De Wagner. In memoriam Gerard Mortier. Director musical: Hartmut Haenchen. Director de escena: Lukas Hemleb. Escenografía: Alexander Polzin. Con Christopher Ventris, Catherine Naglestad, Deborah Polaski, Thomas Johannes Mayer y Franz Hawlata. Sinfónica de Madrid, Coro Intermezzo. Teatro Real, 3 de abril.

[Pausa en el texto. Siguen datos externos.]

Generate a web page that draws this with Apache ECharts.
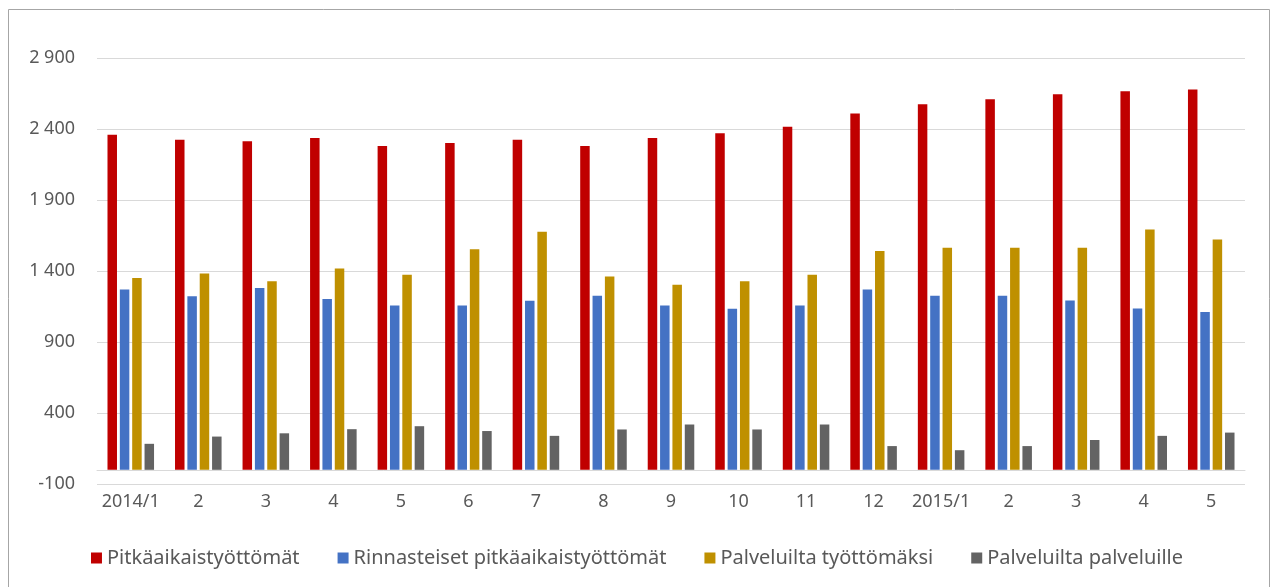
<!DOCTYPE html>
<html>
<head>
<meta charset="utf-8">
<script src="https://cdn.jsdelivr.net/npm/echarts@6/dist/echarts.min.js"></script>
<style>
html,body{margin:0;padding:0;background:#fff;}
#c{width:1274px;height:587px;}
</style>
</head>
<body>
<div id="c"></div>
<script>
const categories = ['2014/1','2','3','4','5','6','7','8','9','10','11','12','2015/1','2','3','4','5'];
const pitkaaikais = [2360,2325,2313,2336,2280,2301,2325,2280,2336,2370,2416,2510,2574,2610,2645,2666,2678];
const rinnasteiset = [1270,1223,1280,1202,1157,1157,1190,1225,1157,1134,1157,1270,1225,1225,1192,1136,1112];
const palveluiltaTyottomaksi = [1350,1383,1327,1418,1374,1553,1677,1362,1303,1327,1374,1541,1564,1564,1564,1692,1621];
const palveluiltaPalveluille = [183,234,257,286,307,273,239,284,319,284,319,167,138,167,210,239,262];
const seriesNames = ['Pitkäaikaistyöttömät','Rinnasteiset pitkäaikaistyöttömät','Palveluilta työttömäksi','Palveluilta palveluille'];
const yTickValues = [-100,400,900,1400,1900,2400,2900];
const yTickLabels = ['-100','400','900','1 400','1 900','2 400','2 900'];

const colors = ['#C00000','#4472C4','#BF9000','#636363'];
const seriesData = [pitkaaikais, rinnasteiset, palveluiltaTyottomaksi, palveluiltaPalveluille];
const FONT = 'Noto Sans';

const chart = echarts.init(document.getElementById('c'), null, {renderer:'canvas'});
chart.setOption({
  animation:false,
  backgroundColor:'#fff',
  color:colors,
  graphic:[{type:'rect', shape:{x:8.5,y:9.5,width:1261,height:600}, style:{fill:'none',stroke:'#a6a6a6',lineWidth:1}, silent:true}],
  grid:{left:97,right:29,top:58,bottom:103,containLabel:false},
  legend:{
    top:543, left:'center',
    itemWidth:11, itemHeight:11, itemGap:38,
    icon:'rect',
    textStyle:{color:'#595959',fontSize:20,fontFamily:FONT},
    data:seriesNames
  },
  xAxis:{
    type:'category', data:categories,
    axisLine:{onZero:true,lineStyle:{color:'#d9d9d9',width:1}},
    axisTick:{show:false},
    axisLabel:{color:'#595959',fontSize:18,fontFamily:FONT,margin:9,interval:0},
    splitLine:{show:false}
  },
  yAxis:{
    type:'value', min:-100, max:2900,
    axisLine:{show:false}, axisTick:{show:false, customValues:yTickValues},
    axisLabel:{color:'#595959',fontSize:18,fontFamily:FONT,margin:22,customValues:yTickValues,
      formatter:function(v){const i=yTickValues.indexOf(v);return i>=0?yTickLabels[i]:'';}},
    splitLine:{show:true,lineStyle:{color:'#d9d9d9',width:1}}
  },
  series: seriesNames.map((n,i)=>({
    name:n, type:'bar', data:seriesData[i], barWidth:9.5, barGap:'30%',
    itemStyle:{color:colors[i]}
  }))
});
</script>
</body>
</html>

El gran triunfador de la noche fue, desde mi punto de vista, el director de orquesta. O la orquesta en su totalidad, si se prefiere. Tras un comienzo algo titubeante, Haenchen cogió el pulsó a la situación y planteó una versión muy coherente, con sentido dramático y riqueza tímbrica. Al comparecer después del segundo intervalo fue aclamado con “bravos”, algo insólito en las funciones de estreno en el Real. A un nivel más plano el sobrevalorado coro del Real. El exceso de volumen dejó en segundo plano la matización, sobre todo en los pasajes más heroicos. No se puede decir que no canten y actúen bien, pero la ópera no es únicamente exhibición de poderío. En ese sentido, llamémosle sutil, las mujeres estuvieron más en su sitio. El reparto vocal fue bastante homogéneo con un cuarteto de cantantes equilibrado. Las aportaciones de Ventris, Naglestad, Polaski y Mayer, contribuyeron, con sus más y sus menos, a dar empaque a la representación. En el minúsculo programa de mano, para gloria de los diferentes comités de apoyo y patrocinadores, hay en esta ocasión un sugerente texto de Enrique Gavilán, uno de los grandes conocedores y analistas de Wagner en nuestro país. El buen nivel artístico, en líneas generales, de las representaciones de Lohengrin facilita además el rápido olvido del precipitado y paupérrimo “homenaje” a Mortier el pasado miércoles en el Real. Como mínimo, podían haber hecho algo más imaginativo, más a la altura intelectual y artística de la persona recordada.